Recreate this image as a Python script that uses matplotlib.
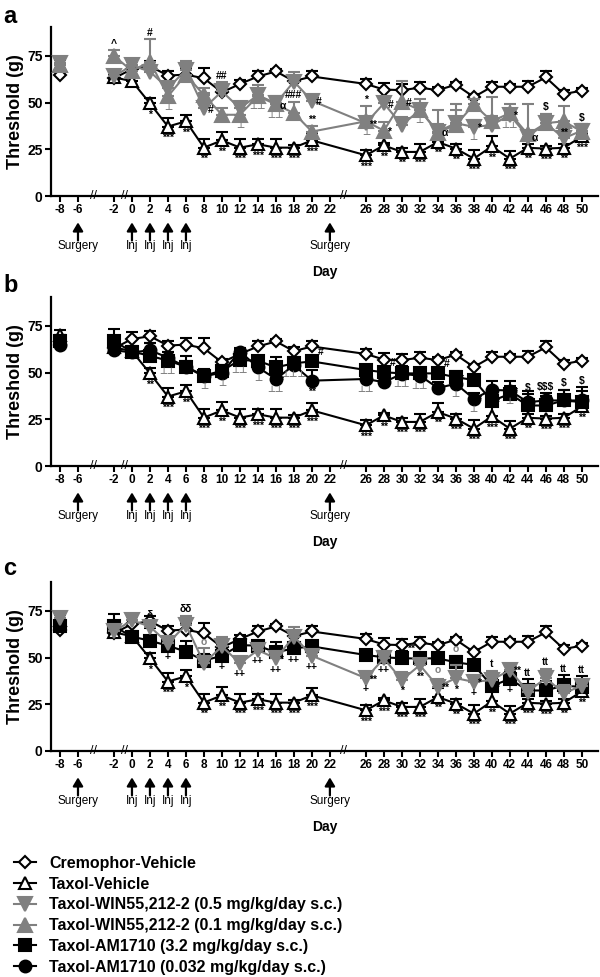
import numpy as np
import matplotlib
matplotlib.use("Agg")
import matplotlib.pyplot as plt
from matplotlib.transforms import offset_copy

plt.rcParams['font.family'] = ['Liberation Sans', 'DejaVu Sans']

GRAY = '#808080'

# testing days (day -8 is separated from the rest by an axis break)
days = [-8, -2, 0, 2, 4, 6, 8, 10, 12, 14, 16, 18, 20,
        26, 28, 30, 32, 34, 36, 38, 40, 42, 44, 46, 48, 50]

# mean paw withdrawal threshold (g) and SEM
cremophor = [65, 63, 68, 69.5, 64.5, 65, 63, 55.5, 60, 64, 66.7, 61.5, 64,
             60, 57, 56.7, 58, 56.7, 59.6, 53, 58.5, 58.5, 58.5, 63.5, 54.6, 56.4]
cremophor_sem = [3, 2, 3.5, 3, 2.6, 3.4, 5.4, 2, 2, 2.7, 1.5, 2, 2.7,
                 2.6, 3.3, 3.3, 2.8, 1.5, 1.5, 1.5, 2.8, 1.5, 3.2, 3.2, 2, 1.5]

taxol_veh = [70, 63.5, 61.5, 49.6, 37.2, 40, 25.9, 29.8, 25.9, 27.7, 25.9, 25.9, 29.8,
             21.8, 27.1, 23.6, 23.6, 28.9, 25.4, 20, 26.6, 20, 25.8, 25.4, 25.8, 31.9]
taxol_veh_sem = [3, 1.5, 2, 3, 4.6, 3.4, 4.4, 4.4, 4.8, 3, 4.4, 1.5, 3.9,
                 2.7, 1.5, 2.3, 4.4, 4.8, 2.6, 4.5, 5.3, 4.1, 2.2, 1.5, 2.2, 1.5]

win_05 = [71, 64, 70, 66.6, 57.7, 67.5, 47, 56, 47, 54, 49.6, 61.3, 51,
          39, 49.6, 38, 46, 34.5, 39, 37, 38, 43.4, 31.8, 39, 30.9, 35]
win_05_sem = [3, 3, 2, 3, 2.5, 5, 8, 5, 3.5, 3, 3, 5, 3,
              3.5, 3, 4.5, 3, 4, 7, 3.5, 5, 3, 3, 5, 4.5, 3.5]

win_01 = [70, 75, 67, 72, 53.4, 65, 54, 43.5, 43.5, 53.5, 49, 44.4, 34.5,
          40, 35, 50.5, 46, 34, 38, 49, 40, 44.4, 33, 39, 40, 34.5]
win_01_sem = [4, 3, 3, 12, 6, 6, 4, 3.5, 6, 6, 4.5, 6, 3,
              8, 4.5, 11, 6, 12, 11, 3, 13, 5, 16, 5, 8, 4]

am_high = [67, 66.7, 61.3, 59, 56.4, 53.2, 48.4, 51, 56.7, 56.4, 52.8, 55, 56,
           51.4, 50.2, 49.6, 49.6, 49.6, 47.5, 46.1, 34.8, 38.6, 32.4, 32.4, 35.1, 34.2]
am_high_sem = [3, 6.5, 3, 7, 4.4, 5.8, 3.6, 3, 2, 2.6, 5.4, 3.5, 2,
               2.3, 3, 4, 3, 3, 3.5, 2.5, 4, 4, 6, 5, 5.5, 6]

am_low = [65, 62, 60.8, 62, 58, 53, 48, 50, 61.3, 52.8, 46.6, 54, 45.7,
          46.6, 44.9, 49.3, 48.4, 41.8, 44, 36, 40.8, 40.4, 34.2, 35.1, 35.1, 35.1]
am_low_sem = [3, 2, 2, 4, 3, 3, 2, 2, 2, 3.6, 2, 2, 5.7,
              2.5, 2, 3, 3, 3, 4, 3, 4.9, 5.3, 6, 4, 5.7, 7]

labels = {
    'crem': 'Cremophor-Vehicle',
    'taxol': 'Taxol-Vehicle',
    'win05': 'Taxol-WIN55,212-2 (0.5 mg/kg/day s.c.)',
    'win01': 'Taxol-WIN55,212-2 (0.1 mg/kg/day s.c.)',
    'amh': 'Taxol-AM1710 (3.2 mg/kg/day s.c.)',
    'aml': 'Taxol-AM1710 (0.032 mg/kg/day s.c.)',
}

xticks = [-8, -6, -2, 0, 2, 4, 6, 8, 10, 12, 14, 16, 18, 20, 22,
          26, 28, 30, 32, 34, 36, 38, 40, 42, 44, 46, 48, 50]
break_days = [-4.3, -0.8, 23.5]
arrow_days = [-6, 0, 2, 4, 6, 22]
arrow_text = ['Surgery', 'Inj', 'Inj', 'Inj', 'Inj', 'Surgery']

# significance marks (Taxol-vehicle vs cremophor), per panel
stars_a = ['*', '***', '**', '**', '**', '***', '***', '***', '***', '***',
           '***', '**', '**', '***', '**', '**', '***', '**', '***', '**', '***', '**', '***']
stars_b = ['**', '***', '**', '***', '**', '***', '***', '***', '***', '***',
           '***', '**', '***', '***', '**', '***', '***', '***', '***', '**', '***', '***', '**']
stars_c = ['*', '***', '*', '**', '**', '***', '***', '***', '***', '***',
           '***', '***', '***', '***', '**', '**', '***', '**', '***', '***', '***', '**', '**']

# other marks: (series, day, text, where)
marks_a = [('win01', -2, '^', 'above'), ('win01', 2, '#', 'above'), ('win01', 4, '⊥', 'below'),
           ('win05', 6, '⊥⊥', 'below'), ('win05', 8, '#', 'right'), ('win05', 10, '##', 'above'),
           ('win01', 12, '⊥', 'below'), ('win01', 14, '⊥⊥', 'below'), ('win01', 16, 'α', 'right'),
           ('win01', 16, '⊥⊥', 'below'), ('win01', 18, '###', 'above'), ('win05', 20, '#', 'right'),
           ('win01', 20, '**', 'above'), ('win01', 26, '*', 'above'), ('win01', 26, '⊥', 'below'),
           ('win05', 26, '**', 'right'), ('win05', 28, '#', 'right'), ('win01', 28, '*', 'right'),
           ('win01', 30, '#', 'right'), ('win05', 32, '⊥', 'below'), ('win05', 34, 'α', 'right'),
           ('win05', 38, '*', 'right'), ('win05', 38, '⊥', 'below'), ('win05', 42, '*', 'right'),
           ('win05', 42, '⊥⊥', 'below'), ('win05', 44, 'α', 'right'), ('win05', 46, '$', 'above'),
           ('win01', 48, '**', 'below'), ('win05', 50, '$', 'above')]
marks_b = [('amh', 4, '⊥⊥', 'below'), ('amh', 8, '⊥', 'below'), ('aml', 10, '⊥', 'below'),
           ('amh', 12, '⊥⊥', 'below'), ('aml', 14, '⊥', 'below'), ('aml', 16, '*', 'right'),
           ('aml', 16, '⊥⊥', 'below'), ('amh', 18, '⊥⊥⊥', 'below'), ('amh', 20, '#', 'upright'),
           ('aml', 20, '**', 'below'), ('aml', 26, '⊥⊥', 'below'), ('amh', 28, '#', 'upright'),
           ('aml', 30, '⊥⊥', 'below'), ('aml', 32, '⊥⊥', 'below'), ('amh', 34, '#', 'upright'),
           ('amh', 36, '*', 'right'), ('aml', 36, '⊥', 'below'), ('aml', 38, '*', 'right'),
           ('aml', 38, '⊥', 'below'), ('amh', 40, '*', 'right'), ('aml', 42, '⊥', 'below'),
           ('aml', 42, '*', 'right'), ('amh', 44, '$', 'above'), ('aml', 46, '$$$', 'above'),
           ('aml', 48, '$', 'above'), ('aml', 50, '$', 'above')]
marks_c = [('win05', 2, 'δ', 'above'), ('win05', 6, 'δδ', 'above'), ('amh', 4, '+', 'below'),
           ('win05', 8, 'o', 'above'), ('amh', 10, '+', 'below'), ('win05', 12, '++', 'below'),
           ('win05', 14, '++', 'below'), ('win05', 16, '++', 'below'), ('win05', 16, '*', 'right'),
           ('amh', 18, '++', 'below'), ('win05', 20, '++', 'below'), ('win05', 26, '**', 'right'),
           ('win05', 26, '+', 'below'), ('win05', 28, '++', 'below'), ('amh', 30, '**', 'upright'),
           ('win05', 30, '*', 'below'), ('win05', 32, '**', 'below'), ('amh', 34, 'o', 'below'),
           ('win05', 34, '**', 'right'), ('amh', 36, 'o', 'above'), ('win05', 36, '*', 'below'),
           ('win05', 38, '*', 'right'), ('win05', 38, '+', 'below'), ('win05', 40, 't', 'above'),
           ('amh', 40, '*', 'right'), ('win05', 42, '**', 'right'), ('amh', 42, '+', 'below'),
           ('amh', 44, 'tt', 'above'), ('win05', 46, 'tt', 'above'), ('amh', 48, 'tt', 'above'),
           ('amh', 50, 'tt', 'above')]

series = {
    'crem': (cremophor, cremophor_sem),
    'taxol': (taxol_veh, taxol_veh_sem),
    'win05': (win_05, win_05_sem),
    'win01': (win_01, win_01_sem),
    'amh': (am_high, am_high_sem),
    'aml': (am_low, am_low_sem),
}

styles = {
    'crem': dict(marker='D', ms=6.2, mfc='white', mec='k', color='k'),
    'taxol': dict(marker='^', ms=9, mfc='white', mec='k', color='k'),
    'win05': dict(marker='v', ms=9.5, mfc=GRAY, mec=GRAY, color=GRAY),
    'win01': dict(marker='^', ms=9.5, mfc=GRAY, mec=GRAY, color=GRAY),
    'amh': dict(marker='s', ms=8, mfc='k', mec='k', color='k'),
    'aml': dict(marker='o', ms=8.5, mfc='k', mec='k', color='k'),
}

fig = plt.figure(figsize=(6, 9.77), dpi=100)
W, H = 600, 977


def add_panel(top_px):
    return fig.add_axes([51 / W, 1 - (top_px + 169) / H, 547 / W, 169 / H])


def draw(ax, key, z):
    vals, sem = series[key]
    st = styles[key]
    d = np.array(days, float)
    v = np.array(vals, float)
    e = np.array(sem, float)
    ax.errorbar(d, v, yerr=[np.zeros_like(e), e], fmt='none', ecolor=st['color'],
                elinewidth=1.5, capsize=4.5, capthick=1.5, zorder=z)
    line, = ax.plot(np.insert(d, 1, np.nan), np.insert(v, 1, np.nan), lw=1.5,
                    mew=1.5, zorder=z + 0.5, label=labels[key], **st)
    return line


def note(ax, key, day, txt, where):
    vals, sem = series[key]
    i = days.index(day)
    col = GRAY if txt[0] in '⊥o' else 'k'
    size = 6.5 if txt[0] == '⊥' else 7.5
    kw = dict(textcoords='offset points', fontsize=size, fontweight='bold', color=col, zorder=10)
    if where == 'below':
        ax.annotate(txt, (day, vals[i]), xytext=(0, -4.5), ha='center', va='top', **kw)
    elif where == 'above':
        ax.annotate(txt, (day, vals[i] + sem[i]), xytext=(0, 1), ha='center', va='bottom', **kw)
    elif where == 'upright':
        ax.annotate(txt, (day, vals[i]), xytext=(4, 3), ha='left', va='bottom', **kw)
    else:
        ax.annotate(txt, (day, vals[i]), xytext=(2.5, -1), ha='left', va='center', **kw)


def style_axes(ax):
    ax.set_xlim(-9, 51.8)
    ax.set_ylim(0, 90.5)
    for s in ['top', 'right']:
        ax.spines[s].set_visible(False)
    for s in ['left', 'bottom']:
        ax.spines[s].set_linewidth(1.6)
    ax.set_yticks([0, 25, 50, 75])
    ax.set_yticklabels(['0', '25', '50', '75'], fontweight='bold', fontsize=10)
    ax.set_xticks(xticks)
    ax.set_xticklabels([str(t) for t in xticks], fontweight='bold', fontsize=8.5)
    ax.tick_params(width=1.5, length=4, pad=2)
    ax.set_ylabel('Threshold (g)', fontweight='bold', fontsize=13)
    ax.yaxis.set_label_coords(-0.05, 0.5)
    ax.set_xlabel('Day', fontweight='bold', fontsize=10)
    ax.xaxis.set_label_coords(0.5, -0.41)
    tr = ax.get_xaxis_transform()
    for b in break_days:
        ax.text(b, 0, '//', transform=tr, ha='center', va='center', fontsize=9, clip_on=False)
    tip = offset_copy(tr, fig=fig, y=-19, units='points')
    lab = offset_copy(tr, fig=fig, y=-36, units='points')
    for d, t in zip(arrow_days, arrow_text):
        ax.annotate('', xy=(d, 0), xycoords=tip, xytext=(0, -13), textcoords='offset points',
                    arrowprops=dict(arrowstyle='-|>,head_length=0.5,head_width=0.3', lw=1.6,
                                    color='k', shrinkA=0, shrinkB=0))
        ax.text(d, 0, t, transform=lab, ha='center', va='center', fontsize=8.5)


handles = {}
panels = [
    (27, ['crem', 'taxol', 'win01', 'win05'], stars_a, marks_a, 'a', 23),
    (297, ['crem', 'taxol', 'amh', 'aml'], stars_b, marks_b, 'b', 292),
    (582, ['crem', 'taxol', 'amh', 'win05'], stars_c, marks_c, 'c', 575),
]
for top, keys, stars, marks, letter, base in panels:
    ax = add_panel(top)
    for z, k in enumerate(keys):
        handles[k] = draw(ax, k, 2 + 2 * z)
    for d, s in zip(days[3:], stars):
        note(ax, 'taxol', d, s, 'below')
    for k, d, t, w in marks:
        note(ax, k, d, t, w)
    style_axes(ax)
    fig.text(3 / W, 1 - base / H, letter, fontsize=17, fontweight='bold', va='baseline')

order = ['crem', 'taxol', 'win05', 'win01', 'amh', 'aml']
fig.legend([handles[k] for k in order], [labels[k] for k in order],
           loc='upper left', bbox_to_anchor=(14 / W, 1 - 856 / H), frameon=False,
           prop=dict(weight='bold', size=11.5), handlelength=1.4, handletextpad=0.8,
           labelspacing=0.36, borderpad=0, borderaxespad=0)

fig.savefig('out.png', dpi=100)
+ + + + +
* Exercise details *
Return nothing but the lines running from the start of the data to the line with "GRAY = '#808080'", please, both ends included and no pictures.

* Response to the task *
Recreate this image as a Python script that uses matplotlib.
import numpy as np
import matplotlib
matplotlib.use("Agg")
import matplotlib.pyplot as plt
from matplotlib.transforms import offset_copy

plt.rcParams['font.family'] = ['Liberation Sans', 'DejaVu Sans']

GRAY = '#808080'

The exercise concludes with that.